More commonly, side illumination from broken cloud fields can also enhance solar power compared to clear days. “The three dimensional problem is an exciting topic of active research in solar energy,” said Steven Miller, a Senior Research Scientist at Colorado State University who collaborates with NOAA and NREL on satellite-based solar energy applications. “The Advanced Baseline Imager (ABI) instrument on the new generation of GOES satellites offers a lot more information, in much better detail, than past sensors. These improvements make it far more capable in terms of describing cloud characteristics and location, which determine the amount of sunlight reaching the surface.”

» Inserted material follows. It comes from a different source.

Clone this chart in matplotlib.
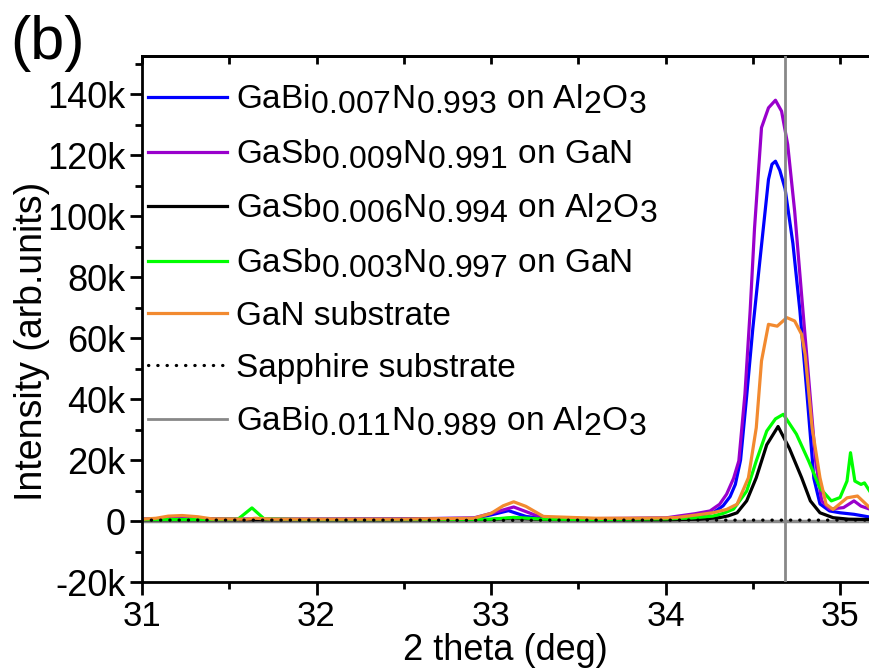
import matplotlib
matplotlib.use("Agg")
import matplotlib.pyplot as plt
import matplotlib._mathtext as mathtext_internal
from matplotlib.ticker import MultipleLocator, FuncFormatter

plt.rcParams['font.family'] = ['Liberation Sans', 'DejaVu Sans']
plt.rcParams['mathtext.fontset'] = 'custom'
plt.rcParams['mathtext.rm'] = 'Liberation Sans'
plt.rcParams['mathtext.it'] = 'Liberation Sans'
# subscripts in the original are nearly full size
mathtext_internal.SHRINK_FACTOR = 0.96

# --- data (2 theta in deg, intensity in k counts) ---
bi007_x = [31.0, 31.2, 31.6, 32.0, 32.5, 32.9, 33.0, 33.1, 33.2, 33.3, 33.6, 34.0,
           34.10, 34.20, 34.28, 34.33, 34.37, 34.40, 34.43, 34.465, 34.50, 34.54,
           34.59, 34.61, 34.63, 34.655, 34.685, 34.73, 34.77, 34.81, 34.85, 34.885,
           34.94, 35.0, 35.08, 35.17]
bi007_y = [0.6, 0.7, 0.6, 0.6, 0.7, 0.9, 2.0, 3.4, 1.5, 0.8, 0.7, 0.9,
           1.1, 1.8, 3.0, 5.0, 8.0, 12, 20, 41, 63, 85,
           112, 117, 118, 115, 109, 91, 69, 42, 14, 5.6,
           3.3, 2.7, 2.2, 1.3]

sb009_x = [31.0, 31.2, 31.6, 32.0, 32.5, 32.9, 33.0, 33.13, 33.25, 33.35, 33.6, 34.0,
           34.07, 34.17, 34.255, 34.31, 34.35, 34.39, 34.42, 34.455, 34.485, 34.51,
           34.55, 34.59, 34.63, 34.665, 34.70, 34.74, 34.78, 34.82, 34.86, 34.895,
           34.94, 35.02, 35.08, 35.12, 35.17]
sb009_y = [0.6, 0.8, 0.6, 0.6, 0.7, 1.0, 2.5, 4.6, 2.0, 0.9, 0.8, 1.0,
           1.6, 2.4, 3.3, 5.5, 8.8, 14, 19.7, 41.6, 69, 96,
           129, 135.5, 138, 134.4, 123.5, 101.6, 74, 47, 19.7, 6.6,
           3.9, 4.4, 6.6, 4.9, 3.9]

sb006_x = [31.0, 31.6, 32.0, 32.5, 33.0, 33.13, 33.3, 33.6, 34.0, 34.2, 34.31, 34.36,
           34.41, 34.465, 34.52, 34.58, 34.645, 34.71, 34.78, 34.83, 34.885, 34.96,
           35.05, 35.17]
sb006_y = [0.4, 0.4, 0.4, 0.4, 0.5, 1.0, 0.5, 0.4, 0.4, 0.6, 1.1, 1.7,
           2.7, 6.6, 14.2, 25, 31, 23.8, 14.2, 6.6, 2.7, 1.1,
           0.6, 0.5]

sb003_x = [31.0, 31.3, 31.55, 31.63, 31.70, 31.9, 32.5, 33.0, 33.13, 33.3, 33.6, 34.0,
           34.15, 34.27, 34.33, 34.39, 34.465, 34.52, 34.58, 34.63, 34.675, 34.75,
           34.82, 34.885, 34.95, 35.0, 35.04, 35.06, 35.085, 35.12, 35.14, 35.17]
sb003_y = [0.5, 0.5, 0.6, 4.3, 0.7, 0.5, 0.5, 0.6, 1.2, 0.6, 0.5, 0.7,
           1.0, 1.6, 2.5, 3.9, 9.8, 19.7, 29.5, 33.5, 35, 28.5,
           19.7, 10.8, 6.6, 7.7, 13.1, 22.4, 13.1, 12, 12.5, 9.8]

gan_x = [31.0, 31.08, 31.15, 31.23, 31.32, 31.40, 31.6, 31.65, 31.75, 32.0, 32.5, 32.9,
         33.0, 33.07, 33.13, 33.2, 33.3, 33.45, 33.6, 33.8, 34.0, 34.07, 34.18, 34.27,
         34.35, 34.41, 34.475, 34.52, 34.55, 34.59, 34.64, 34.695, 34.74, 34.78, 34.80,
         34.84, 34.885, 34.92, 34.96, 35.04, 35.10, 35.17]
gan_y = [0.6, 0.9, 1.6, 1.8, 1.4, 0.7, 0.6, 0.9, 0.6, 0.6, 0.6, 0.9,
         2.5, 5.0, 6.3, 4.8, 1.5, 1.2, 0.9, 0.9, 1.0, 1.2, 2.0, 2.7,
         3.8, 5.5, 14.2, 30.6, 52.5, 64.5, 63.9, 66.7, 65.6, 61.2, 54.6,
         30.6, 14.2, 5.5, 3.8, 7.6, 8.2, 4.4]

sapphire_x = [31.0, 31.5, 32.0, 32.5, 33.0, 33.5, 34.0, 34.5, 35.0, 35.17]
sapphire_y = [0.3, 0.3, 0.3, 0.3, 0.2, 0.3, 0.3, 0.3, 0.3, 0.3]

bi011_peak = 34.685   # grey reference sample, peak position (deg)

labels = [r'GaBi$_{0.007}$N$_{0.993}$ on Al$_2$O$_3$',
          r'GaSb$_{0.009}$N$_{0.991}$ on GaN',
          r'GaSb$_{0.006}$N$_{0.994}$ on Al$_2$O$_3$',
          r'GaSb$_{0.003}$N$_{0.997}$ on GaN',
          'GaN substrate',
          'Sapphire substrate',
          r'GaBi$_{0.011}$N$_{0.989}$ on Al$_2$O$_3$']

fig = plt.figure(figsize=(8.69, 6.68), dpi=100)
ax = fig.add_axes([142 / 869, 86 / 668, 727 / 869, 526 / 668])

lw = 2.3
ax.axhline(0, color='#888888', lw=2.5, zorder=1)
h_bi007, = ax.plot(bi007_x, [v * 1000 for v in bi007_y], color='#0000ff', lw=lw)
h_sb009, = ax.plot(sb009_x, [v * 1000 for v in sb009_y], color='#9900cc', lw=lw)
h_sb006, = ax.plot(sb006_x, [v * 1000 for v in sb006_y], color='black', lw=lw)
h_sb003, = ax.plot(sb003_x, [v * 1000 for v in sb003_y], color='#00ff00', lw=lw)
h_gan, = ax.plot(gan_x, [v * 1000 for v in gan_y], color='#f28a30', lw=lw)
h_sap, = ax.plot(sapphire_x, [v * 1000 for v in sapphire_y], color='black', lw=lw,
                 linestyle=(0, (0.1, 2.8)), dash_capstyle='round')
h_bi011 = ax.axvline(bi011_peak, color='#888888', lw=2.0, zorder=5)

ax.set_xlim(31, 35.166)
ax.set_ylim(-20000, 152500)

ax.xaxis.set_major_locator(MultipleLocator(1))
ax.xaxis.set_minor_locator(MultipleLocator(0.5))
ax.yaxis.set_major_locator(MultipleLocator(20000))
ax.yaxis.set_minor_locator(MultipleLocator(10000))
ax.yaxis.set_major_formatter(FuncFormatter(lambda v, p: '0' if v == 0 else f'{int(round(v / 1000))}k'))

ax.tick_params(which='major', direction='out', length=9, width=2)
ax.tick_params(which='minor', direction='out', length=5, width=2)
ax.tick_params(axis='y', labelsize=26, pad=3)
ax.tick_params(axis='x', labelsize=25, pad=4)
ax.spines['right'].set_visible(False)
for s in ['left', 'bottom', 'top']:
    ax.spines[s].set_linewidth(2)

top = ax.secondary_xaxis('top')
top.xaxis.set_major_locator(MultipleLocator(1))
top.xaxis.set_minor_locator(MultipleLocator(0.5))
top.tick_params(which='both', direction='in', length=6, width=2, labeltop=False)
top.spines['top'].set_linewidth(2)

ax.set_xlabel('2 theta (deg)', fontsize=26, labelpad=0)
ax.set_ylabel('Intensity (arb.units)', fontsize=27)
ax.yaxis.set_label_coords(-0.127, 0.458)

ax.legend([h_bi007, h_sb009, h_sb006, h_sb003, h_gan, h_sap, h_bi011], labels,
          loc='upper left', bbox_to_anchor=(6 / 727, 1 - 27 / 526), frameon=False,
          fontsize=24, handlelength=2.37, handletextpad=0.27, labelspacing=0.63,
          borderaxespad=0, borderpad=0)

fig.text(10 / 869, 1 - 15 / 668, '(b)', fontsize=44, va='top', ha='left')

fig.savefig('out.png', dpi=100)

Critical data for harnessing solar energy
According to the Department of Energy, the amount of solar power installed in the U.S. increased more than 23 times from 2008 to 2015. As demand grows, the need for timely, detailed information about solar radiation and cloud cover is essential. From determining where to build new solar farms to dispatching energy at optimal times and balancing the load on electrical grids, GOES-16 and GOES-17 provide critical data for harnessing solar energy and efficiently delivering it to consumers.